Taxation and Regulatory Compliance

How Long Before I Can Rent My VA Loan Property?

Planning to rent your VA loan home? Understand the crucial occupancy requirements and timelines to ensure compliance and successful rental.

The VA loan program offers a significant benefit to eligible service members, veterans, and surviving spouses, facilitating homeownership with favorable terms. This program is designed to support the acquisition of a primary residence. These loans are not intended for purchasing investment properties or vacation homes.

Understanding the Occupancy Requirement

A fundamental aspect of using a VA loan is the occupancy requirement, dictating that the property must serve as the borrower’s primary residence. This means the home purchased must be where the borrower lives most of the time, not for rental income. Borrowers certify their intent to occupy the property during the loan application and closing process.

Borrowers are expected to move into the home within a “reasonable time” after closing, which the VA often defines as within 60 days. While the VA does not specify a mandatory minimum period of occupancy, many lenders require borrowers to intend to reside in the home for at least 12 months from the closing date. This initial period establishes the property’s status as a primary residence before it can be considered for rental.

Circumstances Allowing Earlier Rental

While the general expectation involves occupying the property as a primary residence, certain situations may permit earlier rental or delayed occupancy. For instance, if a service member receives orders for a military deployment or a permanent change of station (PCS), they may delay occupancy or rent out the property sooner than the typical 12-month period. In such cases, the occupancy requirement can be satisfied by a spouse or dependent child.

Other exceptions include unforeseen job relocations, allowing the borrower to rent out the property, provided the initial intent to occupy was genuine. If the borrower is nearing retirement within 12 months of loan closing, a delayed move-in date might be approved, requiring documentation of their retirement application and sufficient income to manage the mortgage. Properties requiring significant repairs to become habitable may also qualify for delayed occupancy for up to 12 months for renovations. For multi-unit properties, a borrower can immediately rent out the other units as long as they occupy one unit as their primary residence.

Renting After Meeting Occupancy Requirements

Once the borrower fulfills the primary occupancy requirement, generally after the initial 12-month period or an approved exception, they can move out and rent the property. This transition does not necessitate refinancing the VA loan into a conventional loan, as the original loan terms remain in effect. The borrower continues to be responsible for the mortgage payments.

Converting a VA-financed home into a rental property can impact the borrower’s future VA loan eligibility and entitlement. Renting out the previous primary residence can restore VA loan entitlement, allowing the borrower to purchase another primary residence. However, if full entitlement is not restored, a down payment might be required for subsequent VA loans. Borrowers considering this should notify their loan servicer and update their homeowner’s insurance policy to reflect the change in occupancy status to a rental property.

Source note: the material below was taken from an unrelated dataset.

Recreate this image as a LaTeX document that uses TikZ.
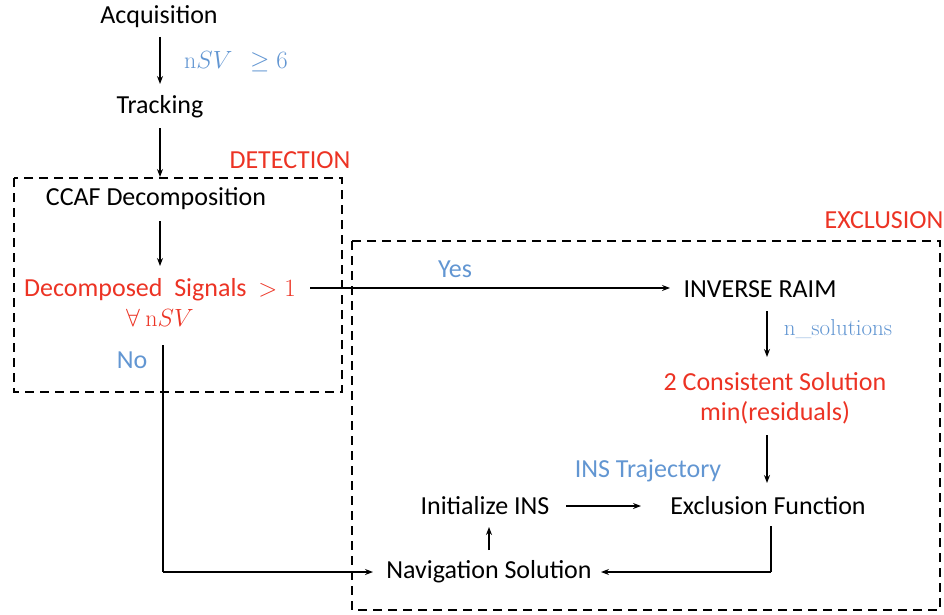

Implications of Non-Compliance

Failing to adhere to VA loan occupancy requirements carries implications for the borrower. If the intent to occupy the property as a primary residence was misrepresented at loan application, it can be considered mortgage fraud. Lenders and the VA may conduct periodic checks to verify occupancy, and discrepancies can lead to consequences.

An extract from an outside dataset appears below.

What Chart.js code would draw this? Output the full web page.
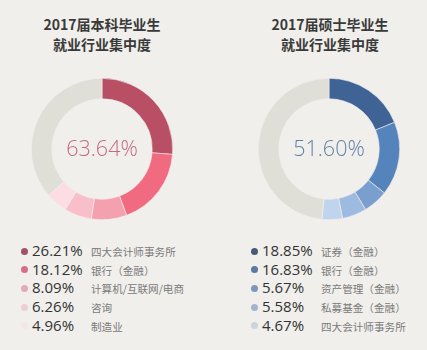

A primary risk of non-compliance is the loan being “called due,” meaning the lender can demand immediate repayment of the entire outstanding loan balance. This action can place a financial burden on the borrower. Failure to meet occupancy requirements can negatively impact the borrower’s credit standing and jeopardize their eligibility for future VA loan benefits. Borrowers must maintain clear documentation and communicate proactively with their lender if circumstances change, affecting their ability to meet the occupancy terms.